Reconsider the traditional shape and appearance of a house. Perhaps it’s time to rethink the earth-berm house, which shields the residents from the worst of outside weather while maintaining a constant interior temperature. Consider alternatives such as building with concrete, metal, non-outgassing plastics, tamped earth, or high-tech modules that fit together in novel ways. It’s altogether possible that fifty years from now, our children will view our clapboards and shingles and dormers as completely ridiculous, too expensive to maintain and so easy to damage. (And perhaps we should reconsider the concept of the detached house itself, because well-built apartments offer superior savings on utilities.)

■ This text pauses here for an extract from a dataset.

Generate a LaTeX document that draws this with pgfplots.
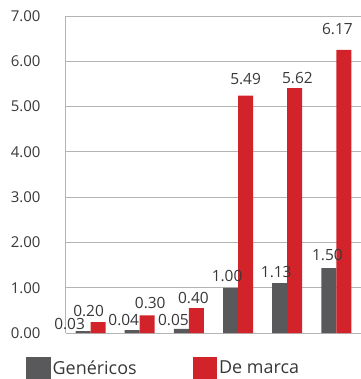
\documentclass[border=0pt]{standalone}
\usepackage{pgfplots}
\pgfplotsset{compat=1.18}
\usepackage{fontspec}
\setmainfont{Open Sans}
\definecolor{gen}{RGB}{89,89,91}
\definecolor{marca}{RGB}{210,35,42}
\definecolor{gridc}{RGB}{180,180,180}
\definecolor{txt}{RGB}{56,56,56}
\begin{document}
\begin{tikzpicture}
\begin{axis}[
  scale only axis, width=295bp, height=317bp,
  xmin=-0.5, xmax=5.5, ymin=0, ymax=7,
  ybar=0pt, bar width=15bp,
  ytick={0,1,...,7}, xtick=\empty,
  major tick length=0pt,
  ymajorgrids, grid style={gridc, line width=1bp},
  axis lines*=left,
  axis line style={gridc, line width=1bp},
  yticklabel style={/pgf/number format/fixed, /pgf/number format/fixed zerofill, /pgf/number format/precision=2, /pgf/number format/assume math mode=true,
    font=\fontsize{15}{17}\selectfont, text=txt, xshift=-22bp},
  point meta=explicit symbolic,
  nodes near coords,
  visualization depends on={\thisrow{dx} \as \dx},
  visualization depends on={\thisrow{dy} \as \dy},
  nodes near coords style={font=\fontsize{15.5}{17}\selectfont, text=txt, inner sep=0bp, anchor=base, xshift=\dx bp, yshift=\dy bp},
  legend style={at={(axis description cs:-0.1356,-0.0757)}, anchor=north west, draw=none, fill=none,
    legend columns=2, font=\fontsize{18}{21}\selectfont, text=txt, inner sep=0pt,
    /tikz/every even column/.append style={column sep=54bp}},
  legend image code/.code={\path[#1] (0bp,-11bp) rectangle (24.5bp,11bp);},
  clip=false,
]
\addplot[fill=gen, draw=none] table[meta=lab] {
x y lab dx dy
0 0.044 0.03 -13.5 1.4
1 0.066 0.04 -8.5 4.7
2 0.09 0.05 -8 3.7
3 0.995 1.00 -3.5 6
4 1.10 1.13 -3.5 6
5 1.43 1.50 -1.5 8
};
\addplot[fill=marca, draw=none] table[meta=lab] {
x y lab dx dy
0 0.24 0.20 -9.5 5.7
1 0.39 0.30 3 6.7
2 0.55 0.40 -3 4.4
3 5.24 5.49 0 11
4 5.41 5.62 2.7 4.7
5 6.25 6.17 -6.5 15.7
};
\legend{Genéricos, De marca}
\end{axis}
\pgfresetboundingbox
\path (current axis.south west) ++(-66bp,-46bp) rectangle ++(361bp,379bp);
\end{tikzpicture}
\end{document}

This image courtesy Wikimedia Commons, http://en.wikipedia.org/wiki/File:Bloc_de_chanvre_ep_15cm.gif

This image courtesy Wikimedia Commons, http://en.wikipedia.org/wiki/File:Bloc_de _chanvre_ep_15cm.gif

Artificial materials will be incorporated more and more into ordinary housing as wood becomes more expensive. I have toured several houses that have been built using I-beams made of wood-chips held together with super-strong structural resins and glues. These are much less expensive than steel beams and are an excellent way to incorporate waste-wood that would have been thrown out in the old days. Of course, these artificial materials need to be carefully selected to prevent any impact upon human health through outgassing. There’s also the possibility of using natural materials in a novel way, like the “hemp-crete” in several new houses in the US and Europe. http://www.gizmag.com/first-us-hemp-house/17115/

Finally, there are dystopian possibilities if we fail to take measures to create affordable energy-efficient housing for all income levels. There is no reason why only the affluent should be able to have low energy costs due to tighter homes with better appliances, because the poor have far more need for affordable utilities. If we don’t bring the cost of green construction down, then the future will see cities with enclaves of expensive, high-tech, energy-efficient “green” houses while the poor struggle to find housing in terrible old badly-built apartments and houses. If the American Dream is to own one’s own house, as it was for so many generations, then we need to consider how to keep that possibility affordable and possible for our children. One thing is for certain: future generations won’t be able to afford to build or maintain homes (or apartments) like the ones we keep building right now.